Philip's most important achievement was the creation of
the Macedonian army, which he led to the conquest of Greece and which his son
was to lead to the conquest of the World. Taking a hint from the tactics of
Epaminondas, Philip trained his infantry to fight by columns, but with
sufficient intervals between the files to permit quick and easy movements. Each
man bore an enormous lance, eighteen feet in length. When this heavy phalanx
was set in array, the weapons carried by the soldiers in the first five ranks
presented a bristling thicket of lance-points, which no onset, however
determined, could penetrate. The business of the phalanx was to keep the front
of the foe engaged, while horsemen rode into the enemy's flanks. This reliance
on masses of cavalry to win a victory was something new in warfare. Another
novel feature consisted in the use of engines called catapults, able to throw
darts and huge stones three hundred yards, and of battering rams with force
enough to hurl down the walls of cities.
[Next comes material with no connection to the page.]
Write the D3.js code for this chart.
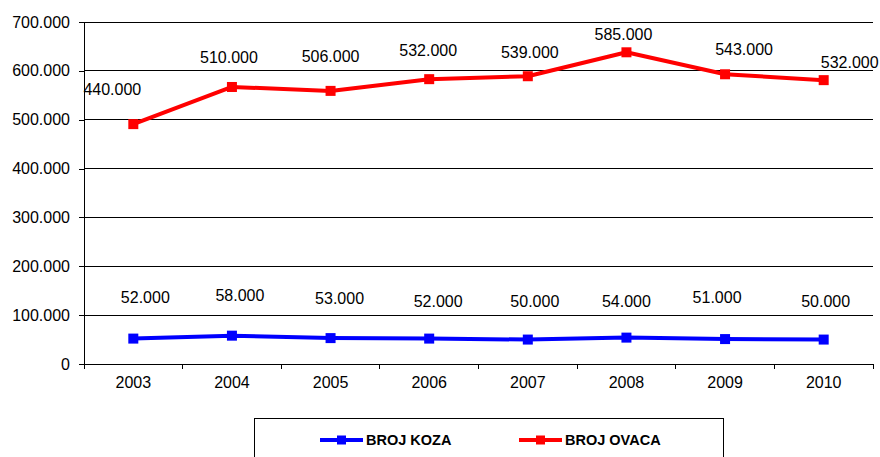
<!DOCTYPE html>
<html>
<head>
<meta charset="utf-8">
<script src="https://cdn.jsdelivr.net/npm/d3@7"></script>
<style>
  body { margin: 0; background: #fff; }
  svg { font-family: "Liberation Sans", Arial, sans-serif; }
</style>
</head>
<body>
<svg id="chart"></svg>
<script>
// Data
const years = ["2003", "2004", "2005", "2006", "2007", "2008", "2009", "2010"];
// plotted values (the points in the picture)
const ovce = [491000, 567000, 559000, 583000, 589000, 638000, 593000, 581000];
const koze = [52000, 58000, 53000, 52000, 50000, 54000, 51000, 50000];
// label text as printed beside the points
const ovceLabels = ["440.000", "510.000", "506.000", "532.000", "539.000", "585.000", "543.000", "532.000"];
const kozeLabels = ["52.000", "58.000", "53.000", "52.000", "50.000", "54.000", "51.000", "50.000"];
const yTicks = [0, 100000, 200000, 300000, 400000, 500000, 600000, 700000];

// label nudges (layout only), [dx, dy] from the point
const ovceNudge = [[-21, -35], [-3, -30], [0, -34], [-1, -29], [2, -24], [-3, -18], [19, -25], [26, -18]];
const kozeNudge = [[12, -41], [8, -40], [9, -40], [9, -37], [7, -38], [0, -36], [-8, -42], [2, -38]];

const width = 880, height = 457;
const mLeft = 84, mRight = 873, mTop = 22, mBottom = 364;
const fontSize = "16px";

const svg = d3.select("#chart").attr("width", width).attr("height", height);

const x = d3.scaleBand().domain(years).range([mLeft, mRight]);
const y = d3.scaleLinear().domain([0, 700000]).range([mBottom, mTop]);

const fmt = v => v === 0 ? "0" : d3.format(",")(v).replace(/,/g, ".");

// gridlines
svg.append("g")
  .selectAll("line")
  .data(yTicks.filter(d => d > 0))
  .join("line")
  .attr("x1", mLeft).attr("x2", mRight)
  .attr("y1", d => y(d)).attr("y2", d => y(d))
  .attr("stroke", "#000").attr("stroke-width", 1).attr("shape-rendering", "crispEdges");

// y axis
const yAxis = svg.append("g")
  .attr("transform", `translate(${mLeft},0)`)
  .call(d3.axisLeft(y).tickValues(yTicks).tickFormat(fmt).tickSize(5).tickPadding(9));
yAxis.selectAll("text").attr("font-size", fontSize).attr("fill", "#000").attr("font-family", null);
yAxis.selectAll("line, path").attr("stroke", "#000").attr("shape-rendering", "crispEdges");
yAxis.select(".domain").attr("d", `M0,${mTop}V${mBottom}`);

// x axis with ticks at band boundaries
const xAxis = svg.append("g").attr("transform", `translate(0,${mBottom})`);
xAxis.append("line")
  .attr("x1", mLeft).attr("x2", mRight)
  .attr("stroke", "#000").attr("shape-rendering", "crispEdges");
xAxis.selectAll(".tk")
  .data(years.concat(["end"]))
  .join("line")
  .attr("class", "tk")
  .attr("x1", (d, i) => mLeft + i * x.bandwidth())
  .attr("x2", (d, i) => mLeft + i * x.bandwidth())
  .attr("y1", 0).attr("y2", 5)
  .attr("stroke", "#000").attr("shape-rendering", "crispEdges");
xAxis.selectAll("text")
  .data(years)
  .join("text")
  .attr("x", d => x(d) + x.bandwidth() / 2)
  .attr("y", 24)
  .attr("text-anchor", "middle")
  .attr("font-size", fontSize)
  .text(d => d);

const line = d3.line()
  .x((d, i) => x(years[i]) + x.bandwidth() / 2)
  .y(d => y(d));

function drawSeries(values, labels, nudge, color) {
  const g = svg.append("g");
  g.append("path")
    .datum(values)
    .attr("d", line)
    .attr("fill", "none")
    .attr("stroke", color)
    .attr("stroke-width", 4)
    .attr("stroke-linejoin", "round");
  g.selectAll("rect")
    .data(values)
    .join("rect")
    .attr("x", (d, i) => x(years[i]) + x.bandwidth() / 2 - 5)
    .attr("y", d => y(d) - 5)
    .attr("width", 10).attr("height", 10)
    .attr("fill", color);
  g.selectAll("text")
    .data(values)
    .join("text")
    .attr("x", (d, i) => x(years[i]) + x.bandwidth() / 2 + nudge[i][0])
    .attr("y", (d, i) => y(d) + nudge[i][1])
    .attr("dy", "0.35em")
    .attr("text-anchor", "middle")
    .attr("font-size", fontSize)
    .text((d, i) => labels[i]);
}

drawSeries(ovce, ovceLabels, ovceNudge, "#ff0000");
drawSeries(koze, kozeLabels, kozeNudge, "#0000ff");

// legend
const legend = svg.append("g");
legend.append("rect")
  .attr("x", 254.5).attr("y", 418.5)
  .attr("width", 469).attr("height", 60)
  .attr("fill", "#fff").attr("stroke", "#000");

const legendItems = [
  { name: "BROJ KOZA", color: "#0000ff", x: 320 },
  { name: "BROJ OVACA", color: "#ff0000", x: 519 }
];
const li = legend.selectAll(".item")
  .data(legendItems)
  .join("g")
  .attr("class", "item")
  .attr("transform", d => `translate(${d.x},440)`);
li.append("line")
  .attr("x1", 0).attr("x2", 43)
  .attr("stroke", d => d.color).attr("stroke-width", 4);
li.append("rect")
  .attr("x", 17).attr("y", -4.5).attr("width", 9).attr("height", 9)
  .attr("fill", d => d.color);
li.append("text")
  .attr("x", 46).attr("dy", "0.35em")
  .attr("font-size", "14.5px").attr("font-weight", "bold")
  .text(d => d.name);
</script>
</body>
</html>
All these different arms working
together made a war machine of tremendous power—the most formidable in the
ancient world until the days of the Roman legion.
CONQUESTS OF PHILIP
Philip commanded a fine army; he ruled with absolute sway
a territory larger than any other Hellenic state; and he himself possessed a
genius for both war and diplomacy, With such advantages the Macedonian king
entered on the subjugation of disunited Greece. His first great success was won
in western Thrace. Here he founded the city of Philippi [2] and seized some
rich gold mines, the income from which enabled him to keep his soldiers always
under arms, to fit out a fleet, and, by means of liberal bribes, to hire a
crowd of agents in nearly every Greek city. Philip next made Macedonia a
maritime state by subduing the Greek cities on the peninsula of Chalcidice.
He also appeared in Thessaly, occupied its principal fortresses, and brought
the frontier of Macedonia as far south as the pass of Thermopylae.
[2] Philippi became noted afterwards as the first city in
Europe where Christianity was preached. See Acts, xvi, 9.